Por tanto no sólo es pecado la ofensa directa contra Dios, sino también la injuria contra el hombre, ser creado a «imagen y semejanza de Dios» (Gen 1,26). Nuestro pecado además no es algo meramente individual, sino que tiene unas consecuencias sociales que afectan a la comunidad humana, dado que existe un estricto nexo entre el pecado-situación y los pecados-acción. Dios está presente en el hombre de tal modo que considera como cometido contra Él el mal que se hace contra el hombre: «El que maltrata al pobre, injuria a su Hacedor»(Prov 14,31).
Por todo ello el pecado se nos aparece como falta ante Dios, como atentado contra lo divino y santo.
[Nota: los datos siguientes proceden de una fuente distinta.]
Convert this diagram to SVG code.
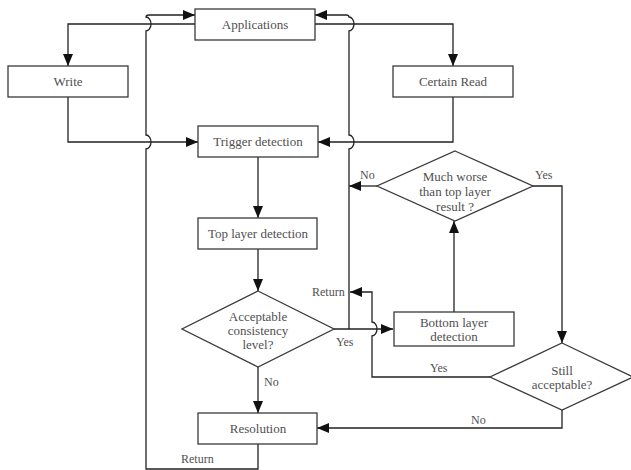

Mientras el amor nos une, el pecado nos separa de Él. Ahora bien la Biblia nos habla de la bondad y santidad de Dios y por ello esperamos la reconciliación entre Dios y nosotros a pesar del mal. La fe cristiana nos enseña que culpa y pecado han sido integrados en la Historia de la Salvación y por ello sólo podemos hablar rectamente sobre ellos, cuando también tenemos presente la oferta de reconciliación de parte de Dios. Incluso tenemos la esperanza que el mal forme parte de una pedagogía que no llegamos a entender del todo, pero que nos hace decir que gracias al mal Dios hace el bien (pensemos en la «feliz culpa» que hizo posible la redención y en lo que expresa el refrán popular «Dios escribe derecho con renglones torcidos»). Más aún, existe el todavía más, pues donde abunda el pecado sobreabunda la gracia (Rom 5,20).